Before we traveled, I read up about places to visit in Ethiopia. One was the Merkato, a giant market. Sounded like it was right up my alley, so when we were asked where we’d like to go, I did not hesitate to ask!
Some of the Merkato was under a single roof. There were narrow places to walk, and on every side was a stall packed with things to sell. Scarves, jewelry, wooden animals, traditional clothes, baskets, etc. I was really nervous to haggle (something I’d never done before) so I decided to leave that to Paul. But when the time came, I just jumped right in. They mark everything way up and expect people to ask lower; and keeping that in mind, it became a game to me.
There were 2 men in particular during our trip that were fun. With one guy, we asked how much for 2 bowls. He told us and even laughed! He knew it was crazy high. It was easy to have fun with these people when they’re in it to have fun and to sell stuff. Another guy said, “You’re American? I love Americans! I give you good deal.” I laughed and said, “I love Ethiopia, so you better give me a good deal!”

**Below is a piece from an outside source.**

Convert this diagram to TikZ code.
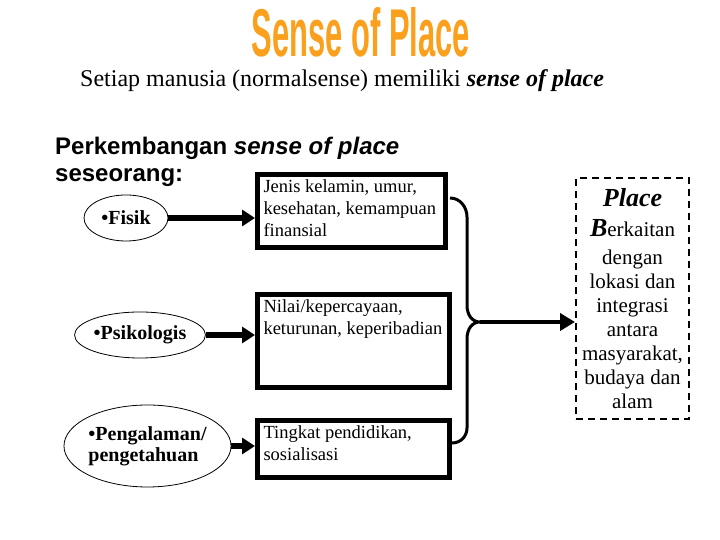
\documentclass[tikz,border=0pt]{standalone}
\usepackage{fontspec}
\setmainfont{Liberation Serif}
\setsansfont{Liberation Sans}
\usepackage{tikz}
\usetikzlibrary{positioning,arrows.meta,shapes.geometric}
\definecolor{titleorange}{HTML}{FBA01C}
\newcommand{\sensetitle}{\resizebox{218pt}{49pt}{\sffamily\bfseries Sense of Place}}
\newcommand{\boxtext}[3]{\parbox[c][#2][t]{#1}{\raggedright #3}}

\begin{document}
\begin{tikzpicture}[x=1pt,y=1pt,
  ellip/.style={ellipse,draw,line width=0.8pt,inner sep=0pt,align=left,font=\fontsize{20}{21}\selectfont\bfseries},
  infobox/.style={draw,line width=5pt,anchor=north west,inner xsep=6pt,inner ysep=5pt,font=\fontsize{18.5}{22}\selectfont},
  placebox/.style={draw,dash pattern=on 7pt off 5pt,line width=2pt,minimum width=113pt,minimum height=241pt,inner sep=2pt,align=center,font=\fontsize{21}{24}\selectfont},
  arr/.style={-{Triangle[length=13pt,width=16pt]},line width=6pt},
  arrjoin/.style={-{Triangle[length=15pt,width=17pt]},line width=4.5pt},
  brace/.style={line width=3pt},
]
\useasboundingbox (0,0) rectangle (720,540);
% Title
\node[inner sep=0pt,anchor=base,text=titleorange] (title) at (361,483) {\sensetitle};
\node[anchor=base west,inner sep=0pt,font=\fontsize{24}{28}\selectfont] (intro) at (80,453) {Setiap manusia (normalsense) memiliki \textbf{\textit{sense of place}}};
\node[anchor=north west,inner sep=0pt,align=left,font=\sffamily\bfseries\fontsize{24}{27}\selectfont] (perk) at (55,403) {Perkembangan \textit{sense of place}\\seseorang:};

% Left column: aspects
\node[ellip,minimum width=84pt,minimum height=46pt] (fisik) at (126,322) {•Fisik};
\node[ellip,minimum width=114pt,minimum height=46pt] (psikologis) at (140,205) {•Psikologis};
\node[ellip,minimum width=141pt,minimum height=82pt] (pengalaman) at (147.5,94) {•Pengalaman/\\pengetahuan};

% Middle column: factors
\node[infobox] (fisikbox) at (255,368) {\boxtext{176pt}{63pt}{Jenis kelamin, umur,\\kesehatan, kemampuan\\finansial}};
\node[infobox] (psikobox) at (255,248) {\boxtext{180pt}{83pt}{Nilai/kepercayaan,\\\mbox{keturunan, keperibadian}}};
\node[infobox] (pengbox) at (255,122) {\boxtext{180pt}{47pt}{Tingkat pendidikan,\\sosialisasi}};

% Right: place
\node[placebox] (place) at (632.5,241.5) {{\fontsize{26}{30}\selectfont\bfseries\itshape Place}\\[6pt]
  {\fontsize{26}{24}\selectfont\bfseries\itshape B}erkaitan\\[4pt]dengan\\lokasi dan\\integrasi\\antara\\masyarakat,\\budaya dan\\alam};

% Arrows
\draw[arr] (fisik.east) -- (fisik.east -| fisikbox.west);
\draw[arr] (psikologis.east) -- (psikologis.east -| psikobox.west);
\draw[arr] (pengalaman.east) -- (pengalaman.east -| pengbox.west);

% Brace joining the three boxes
\coordinate (btop) at (450,342);
\coordinate (join) at (480,218);
\coordinate (bbot) at (452,97);
\draw[brace] (btop) .. controls (460,342) and (467,333) .. (467,323) -- (467,235)
  .. controls (467,225) and (472,218) .. (join)
  .. controls (472,218) and (467,211) .. (467,201) -- (467,112)
  .. controls (467,104) and (461,97) .. (bbot);
\draw[arrjoin] (join) -- (join -| place.west);
\end{tikzpicture}
\end{document}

In the end, both the seller and me, the buyer, ended up happy. They sell it higher than they would to a local, and we buy it way cheaper than we would in the States.
We bought 2 scarves…one for each girl. Gab’s is a wear-every-day kind and Mili’s is a very traditionally Ethiopian scarf. Many women wear scarves over their heads (not just the Muslims); usually they’re thin and white with some design just on the ends. On the end of Mili’s, it’s the Ethiopian colors in stripes (much like their flag).
We bought some beaded bracelets (again with the colors as beads) a couple painted clay bowls, and pictures made of dried and painted banana leaves.We also bought some coffee for Paul’s family. We bought the 3 kids at home wooden animals.
But by far, my 2 favorite things that we bought were incense and berbere.
Ethiopia’s coffee is famous. It’s their biggest export. They have coffee ceremonies, which consist of roasting the coffee beans over charcoal, grinding it with a big stick, then serving it (so I’m told) very strong, like espresso. (Not being a coffee drinker, I’ll take others’ word for all this )
During the ceremony, they burn incense, so between the coffee, incense and charcoal, there’s a smell that can’t be forgotten. Also, in churches, they burn the incense, so the smell is common. And since we associate smell with memories, I knew I wanted to bring that smell home. I bought tons of the stuff.
Berbere is a spice (rather a combination of spices) that is used in lots of traditional foods. The food is amazing. It’s quite hot and smells amazing. I bought 2 kg of the stuff.